# Purchasing a Vehicle



## Tipytoes (Sep 4, 2009)

Hi All

I am currently looking to purchase a vehicle. I need to know what is the procedure and what papers are required.
The dealership that we went to said that they require a blank cheque and salary certificate, however I have friends that purchased cars from the same dealership and didnt have to produce either of these documents.

Is this the necessary procedure when purchasing a vehicle?
What will happen if I deceide to sell the car and do not have the settlement value of the car available in my account?


----------



## dizzyizzy (Mar 30, 2008)

I got my car from Automall and the loan with Emirates Bank, and they did ask me for that too (blank cheque and salary certificate and copies of my payslips). I was very upset about the blank cheque and after all my resistance they finally agreed to give me a photocopy of the cheque clearly stating that the cheque was given blank, the date, and signature and name of the person who received it. Also on the loan agreement is written that they have a blank cheque from me. Apparently this is so they can recover any moneys I owe them in case I decide to flee the country or something - not sure how they pretend to do that though as the debit instruction goes exactly to the same account as the cheque, so if the debit doesn't work, the cheque will bounce too...I think is because in this way they can legally have a "bounced" check from me vs a debit instruction that was rejected by the bank, but who knows, rules and procedures in Dubai defy any logic.... Anyways, I found the whole thing very dodgy and upsetting but after checking with a few friends I found out that is the common practice here. I still find it dodgy though, and it was very unsettling to leave a blank cheque behind, but it was the only way to get the loan approved


----------



## mrbig (Sep 10, 2009)

we never had to give blank checks, just checks made out for everymonth we would have a payment. So 36 checks per car.

you will need
checks
passport
visa
salary cert
3 months bank statement with bank in uae


----------



## dizzyizzy (Mar 30, 2008)

btw by blank I mean that only the amount line was left in blank, the beneficiary was Emirates Bank and they do cross the check so that nobody else can cash it.


----------



## Maz25 (Jul 6, 2008)

I also had to lsign a blank cheque, on which was written (at the top), "Not to exceed AED xxxxx" , xxxxx being the value of my loan. This is normally required if you obtain the loan from the same bank that you normally bank with, else as Mr Big has said, you will have to sign a ridiculous number of cheques to cover each month's payment. This is merely a security cheque which will be cashed if your standing order should come back unpaid. Obviously, if it bounces, then you will be enjoying jail food for quite some time!

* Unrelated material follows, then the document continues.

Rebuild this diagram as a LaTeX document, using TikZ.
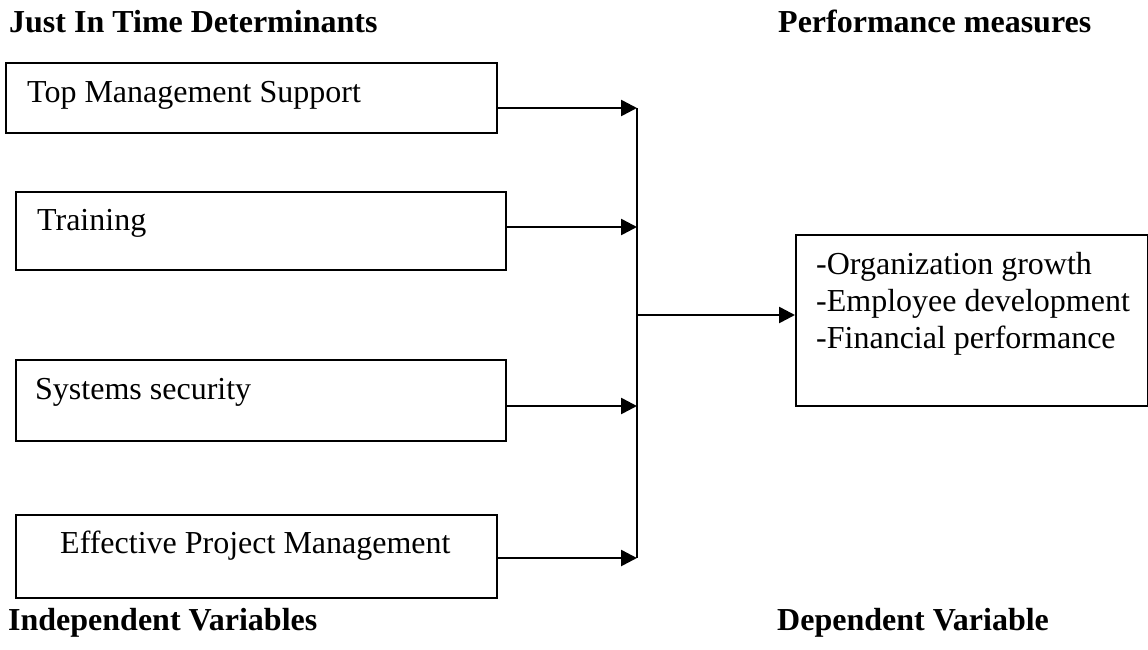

Additionally, if you use a bank other than the one you bank with, 3 months bank statement will also be required. If you've previously had bounced cheques, additional security will be required and your loan may even be turned down. Please be aware that certain banks require you to be earning over 20k a month before they would even consider lending you AED 1!!


----------



## kevinm3104 (Sep 10, 2009)

What about just buying a second hand car off a local, not like a car dealer, just someone selling a car do you still need documents for that?
Does anyone know where to look for second hand cars as I'm moving over in January and just want a cheap run-around

Cheers


----------



## dizzyizzy (Mar 30, 2008)

tons of ads in dubizzle and gulf news classifieds, just make sure you get the car tested before buying it.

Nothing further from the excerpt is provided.